** INSTRUCTIONS FOR THE TASK **
From the entries that follow, pick out all lines holding "matplotlib".

** DATA TO PROCESS **
start
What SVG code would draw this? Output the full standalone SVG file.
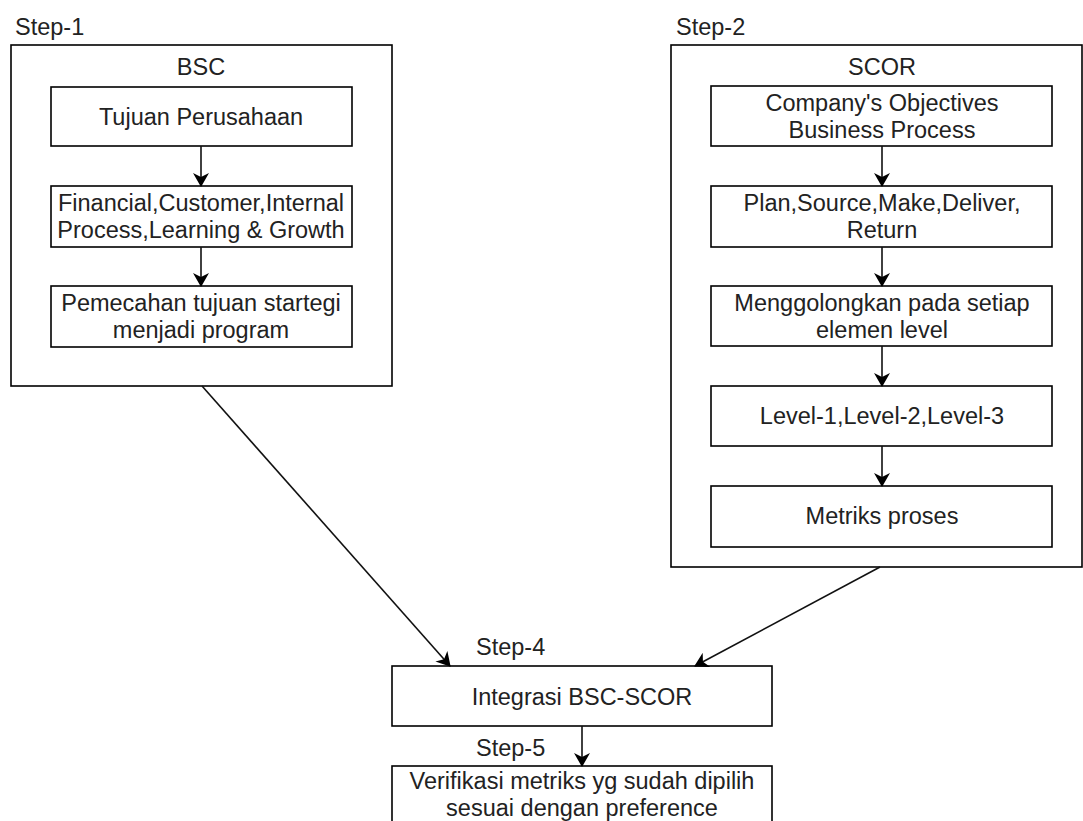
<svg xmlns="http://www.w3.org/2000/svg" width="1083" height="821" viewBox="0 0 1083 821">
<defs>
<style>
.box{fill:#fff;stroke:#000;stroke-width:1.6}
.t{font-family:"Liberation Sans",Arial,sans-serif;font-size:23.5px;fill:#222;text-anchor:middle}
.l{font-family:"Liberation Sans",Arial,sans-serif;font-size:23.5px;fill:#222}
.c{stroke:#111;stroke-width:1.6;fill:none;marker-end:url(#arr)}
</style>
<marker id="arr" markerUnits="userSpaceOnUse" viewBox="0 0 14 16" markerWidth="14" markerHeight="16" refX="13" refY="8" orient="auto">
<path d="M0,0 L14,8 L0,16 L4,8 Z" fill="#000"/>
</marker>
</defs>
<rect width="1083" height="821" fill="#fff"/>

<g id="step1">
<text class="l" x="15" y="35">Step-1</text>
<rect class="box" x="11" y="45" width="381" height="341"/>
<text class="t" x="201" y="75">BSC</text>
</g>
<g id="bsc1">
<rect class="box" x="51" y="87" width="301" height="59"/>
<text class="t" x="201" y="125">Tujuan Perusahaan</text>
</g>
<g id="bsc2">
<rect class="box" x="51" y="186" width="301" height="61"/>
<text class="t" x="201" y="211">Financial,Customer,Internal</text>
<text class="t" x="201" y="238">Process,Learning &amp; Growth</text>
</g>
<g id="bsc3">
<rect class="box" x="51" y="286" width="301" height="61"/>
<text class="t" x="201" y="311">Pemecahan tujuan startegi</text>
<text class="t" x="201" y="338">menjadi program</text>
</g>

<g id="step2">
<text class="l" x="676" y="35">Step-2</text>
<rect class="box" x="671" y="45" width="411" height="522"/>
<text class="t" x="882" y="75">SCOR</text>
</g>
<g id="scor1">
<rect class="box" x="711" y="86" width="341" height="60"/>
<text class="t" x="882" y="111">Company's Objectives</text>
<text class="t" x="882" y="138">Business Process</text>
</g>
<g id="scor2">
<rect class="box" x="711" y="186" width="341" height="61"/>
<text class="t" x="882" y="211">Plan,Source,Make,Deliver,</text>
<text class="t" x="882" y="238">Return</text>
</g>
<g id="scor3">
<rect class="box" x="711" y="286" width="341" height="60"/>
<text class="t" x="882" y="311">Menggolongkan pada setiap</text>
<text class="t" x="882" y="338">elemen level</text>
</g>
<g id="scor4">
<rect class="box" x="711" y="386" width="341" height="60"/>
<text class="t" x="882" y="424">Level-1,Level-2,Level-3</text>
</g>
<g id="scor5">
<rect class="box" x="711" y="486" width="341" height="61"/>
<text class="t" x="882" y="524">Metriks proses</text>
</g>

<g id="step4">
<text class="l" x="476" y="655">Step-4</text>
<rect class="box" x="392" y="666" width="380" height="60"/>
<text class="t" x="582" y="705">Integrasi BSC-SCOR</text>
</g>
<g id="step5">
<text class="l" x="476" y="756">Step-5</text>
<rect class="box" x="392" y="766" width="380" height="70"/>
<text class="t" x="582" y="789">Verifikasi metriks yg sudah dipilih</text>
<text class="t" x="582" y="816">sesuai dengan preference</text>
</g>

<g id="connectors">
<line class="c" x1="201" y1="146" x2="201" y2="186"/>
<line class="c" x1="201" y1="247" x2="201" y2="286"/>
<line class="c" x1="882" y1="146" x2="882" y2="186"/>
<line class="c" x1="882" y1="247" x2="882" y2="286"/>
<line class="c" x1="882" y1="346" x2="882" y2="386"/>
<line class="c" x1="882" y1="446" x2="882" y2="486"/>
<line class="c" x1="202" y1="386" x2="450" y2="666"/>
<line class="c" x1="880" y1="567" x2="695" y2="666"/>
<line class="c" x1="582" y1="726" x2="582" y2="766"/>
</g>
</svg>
end
start
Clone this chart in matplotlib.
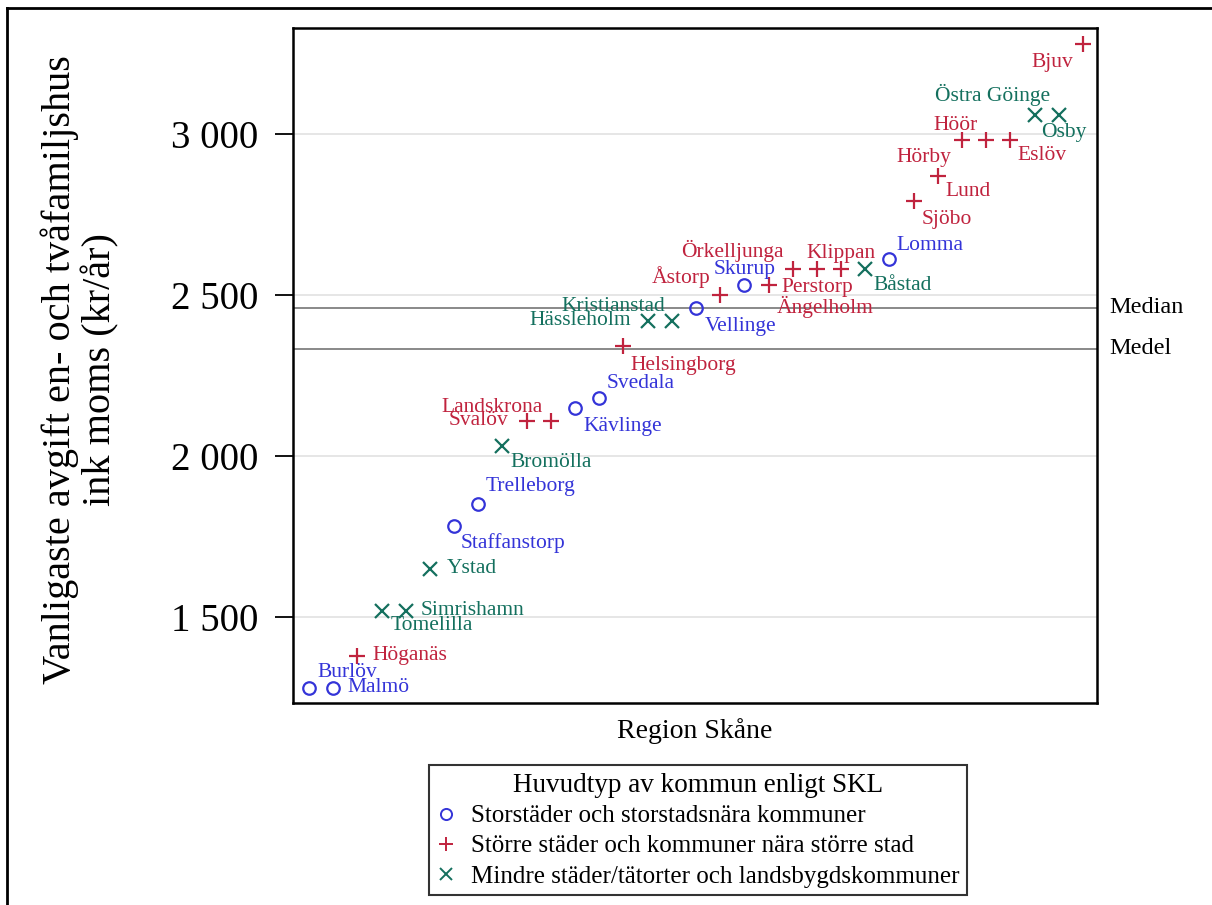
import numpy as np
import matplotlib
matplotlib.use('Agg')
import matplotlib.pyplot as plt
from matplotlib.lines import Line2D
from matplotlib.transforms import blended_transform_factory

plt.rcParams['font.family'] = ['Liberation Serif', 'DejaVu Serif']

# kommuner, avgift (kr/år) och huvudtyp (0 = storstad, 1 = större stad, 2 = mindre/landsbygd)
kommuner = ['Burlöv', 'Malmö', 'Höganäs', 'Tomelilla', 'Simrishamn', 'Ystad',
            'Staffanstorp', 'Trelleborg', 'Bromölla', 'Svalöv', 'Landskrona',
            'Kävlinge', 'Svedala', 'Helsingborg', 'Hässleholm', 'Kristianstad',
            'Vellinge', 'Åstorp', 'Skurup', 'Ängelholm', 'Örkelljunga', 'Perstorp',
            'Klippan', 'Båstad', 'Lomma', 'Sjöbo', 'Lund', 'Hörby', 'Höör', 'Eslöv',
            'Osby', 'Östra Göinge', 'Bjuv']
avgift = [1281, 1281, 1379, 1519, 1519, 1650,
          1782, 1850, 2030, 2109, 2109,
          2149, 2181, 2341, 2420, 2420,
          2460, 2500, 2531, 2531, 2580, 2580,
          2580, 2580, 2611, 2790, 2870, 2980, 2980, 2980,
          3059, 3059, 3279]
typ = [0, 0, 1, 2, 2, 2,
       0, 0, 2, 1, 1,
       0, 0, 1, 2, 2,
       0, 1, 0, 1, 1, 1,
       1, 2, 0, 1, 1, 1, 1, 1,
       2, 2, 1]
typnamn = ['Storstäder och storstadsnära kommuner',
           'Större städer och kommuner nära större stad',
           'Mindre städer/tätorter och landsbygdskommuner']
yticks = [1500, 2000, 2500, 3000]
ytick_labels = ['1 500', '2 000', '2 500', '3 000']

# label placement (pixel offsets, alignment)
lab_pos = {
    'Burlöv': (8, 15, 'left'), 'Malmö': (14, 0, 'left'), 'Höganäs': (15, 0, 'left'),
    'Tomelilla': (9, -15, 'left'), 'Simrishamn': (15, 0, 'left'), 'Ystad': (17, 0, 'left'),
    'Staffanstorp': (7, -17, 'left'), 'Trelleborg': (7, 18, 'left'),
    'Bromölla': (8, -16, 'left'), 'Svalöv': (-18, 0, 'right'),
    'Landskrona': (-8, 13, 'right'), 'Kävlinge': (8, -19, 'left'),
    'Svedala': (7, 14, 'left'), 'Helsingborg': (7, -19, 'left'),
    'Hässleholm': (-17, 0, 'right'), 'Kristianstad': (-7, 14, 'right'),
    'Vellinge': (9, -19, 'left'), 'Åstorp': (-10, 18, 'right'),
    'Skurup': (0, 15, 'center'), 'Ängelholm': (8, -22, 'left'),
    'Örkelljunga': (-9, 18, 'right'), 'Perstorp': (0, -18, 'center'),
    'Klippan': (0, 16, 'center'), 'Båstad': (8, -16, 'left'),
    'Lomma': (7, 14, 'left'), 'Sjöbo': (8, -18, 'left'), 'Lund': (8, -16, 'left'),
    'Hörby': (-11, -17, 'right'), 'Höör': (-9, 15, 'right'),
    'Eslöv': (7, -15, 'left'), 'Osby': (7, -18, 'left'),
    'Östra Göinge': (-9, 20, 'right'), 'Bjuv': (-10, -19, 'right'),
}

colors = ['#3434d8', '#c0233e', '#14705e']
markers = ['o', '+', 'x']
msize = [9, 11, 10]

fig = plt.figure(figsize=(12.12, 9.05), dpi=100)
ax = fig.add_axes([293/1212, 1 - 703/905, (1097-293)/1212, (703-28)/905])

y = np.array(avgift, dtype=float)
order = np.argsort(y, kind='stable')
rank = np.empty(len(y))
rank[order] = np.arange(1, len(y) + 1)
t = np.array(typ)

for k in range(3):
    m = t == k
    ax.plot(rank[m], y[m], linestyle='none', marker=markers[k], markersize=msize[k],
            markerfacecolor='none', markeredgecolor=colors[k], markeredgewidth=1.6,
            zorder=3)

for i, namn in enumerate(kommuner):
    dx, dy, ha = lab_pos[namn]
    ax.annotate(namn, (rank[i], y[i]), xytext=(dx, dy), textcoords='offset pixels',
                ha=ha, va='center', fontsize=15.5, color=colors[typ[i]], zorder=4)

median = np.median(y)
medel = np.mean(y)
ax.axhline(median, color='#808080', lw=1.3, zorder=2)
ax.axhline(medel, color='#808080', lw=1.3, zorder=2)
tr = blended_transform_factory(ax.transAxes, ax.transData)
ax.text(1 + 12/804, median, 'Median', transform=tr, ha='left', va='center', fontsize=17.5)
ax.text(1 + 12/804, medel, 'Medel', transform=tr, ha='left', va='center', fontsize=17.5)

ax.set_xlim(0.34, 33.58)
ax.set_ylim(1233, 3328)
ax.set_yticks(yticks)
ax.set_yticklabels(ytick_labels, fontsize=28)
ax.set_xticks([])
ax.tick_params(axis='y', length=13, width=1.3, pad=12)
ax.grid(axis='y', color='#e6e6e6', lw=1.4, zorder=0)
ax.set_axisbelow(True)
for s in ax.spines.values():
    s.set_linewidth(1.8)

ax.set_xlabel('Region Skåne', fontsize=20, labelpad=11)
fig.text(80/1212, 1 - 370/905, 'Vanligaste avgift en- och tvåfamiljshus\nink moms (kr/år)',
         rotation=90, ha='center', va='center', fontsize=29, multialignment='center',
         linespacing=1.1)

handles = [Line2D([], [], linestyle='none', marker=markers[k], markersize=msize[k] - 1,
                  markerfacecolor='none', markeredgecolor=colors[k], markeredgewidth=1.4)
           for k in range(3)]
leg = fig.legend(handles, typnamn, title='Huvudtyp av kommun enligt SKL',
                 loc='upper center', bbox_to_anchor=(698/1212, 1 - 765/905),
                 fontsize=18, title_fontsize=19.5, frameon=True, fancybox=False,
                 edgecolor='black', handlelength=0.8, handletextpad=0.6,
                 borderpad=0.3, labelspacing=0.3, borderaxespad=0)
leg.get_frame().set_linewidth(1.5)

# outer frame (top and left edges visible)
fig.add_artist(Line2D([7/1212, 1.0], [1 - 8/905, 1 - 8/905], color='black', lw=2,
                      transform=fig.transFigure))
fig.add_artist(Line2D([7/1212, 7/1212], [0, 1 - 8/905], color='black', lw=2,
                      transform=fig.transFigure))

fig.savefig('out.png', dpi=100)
end
start
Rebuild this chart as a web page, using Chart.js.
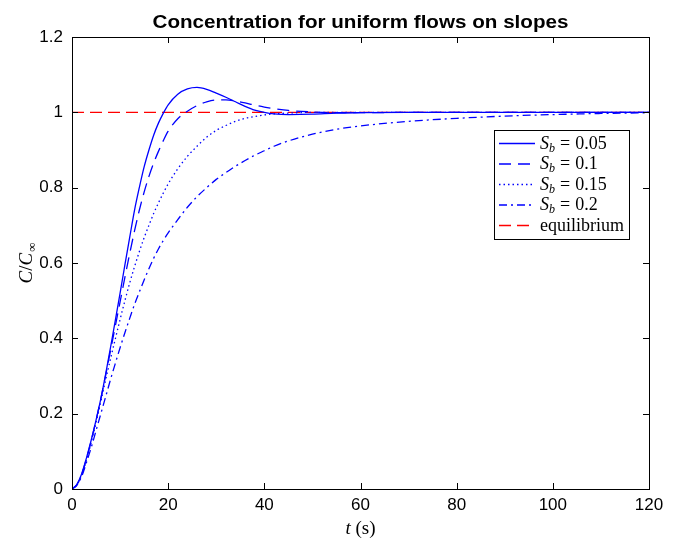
end
** WORKED SOLUTION **
Clone this chart in matplotlib.
import matplotlib
matplotlib.use('Agg')
import matplotlib.pyplot as plt
from matplotlib.lines import Line2D
from matplotlib.transforms import blended_transform_factory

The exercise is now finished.